OneTeam (among others) is working to organize things from the athletes’ side, setting up some form of group licensing rights so that licensees aren’t faced with hundreds of one-off agreements if they’re trying to assemble, say, a videogame or trading card program. “It’s going to be the wild west until rights get aggregated the way NFL and MLB player rights have been aggregated,” said the large school licensing executive. “They don’t have to be aggregated into one entity the way those rights have. But my guess is that when the dust settles, we’ll have maybe 3-5 collegiate entities representing player rights that we are familiar working with and can execute deals on a fairly straightforward basis.”
The top licensing executive at another major school said on July 1 that he’s “already gotten a call from somebody who said he represented ten of our players.”

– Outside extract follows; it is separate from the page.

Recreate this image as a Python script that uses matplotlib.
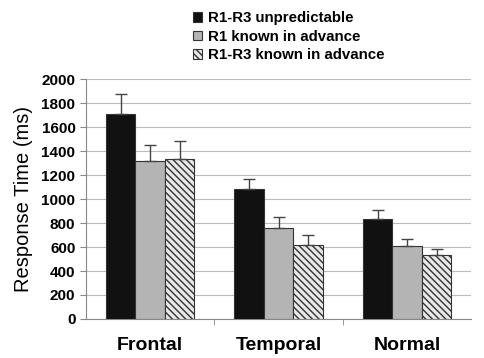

EA Sports, which is developing its first college football videogame since 2013, said last week that it “plan[s] to explore the possibility of including players in EA SPORTS College Football. For now, our development team is focused on working with our partners at CLC to ensure the game authentically showcases the great sport of college football and the more than 100 institutions signed on to be featured in our game.”
But, as CLC’s Moss noted, “it’s an opportunity that EA has always had their eyes on; EA has always said, ‘If we could, we would.’”
(That’s a somewhat ironic turn, since this effort to establish NCAA athletes’ NIL rights was set off years ago by a lawsuit brought by former UCLA basketball star Ed O’Bannon against the NCAA, EA Sports, CLC and others over unauthorized use of his image and likeness in a licensed videogame.)
In any event, it will be a tumultuous several months, at the very least. “The fact that NIL coming along at the same time as NFTs is a little overwhelming,” said one executive. “It’s two industry shifts hitting at the exact same time; to wrap your head around that is crazy.”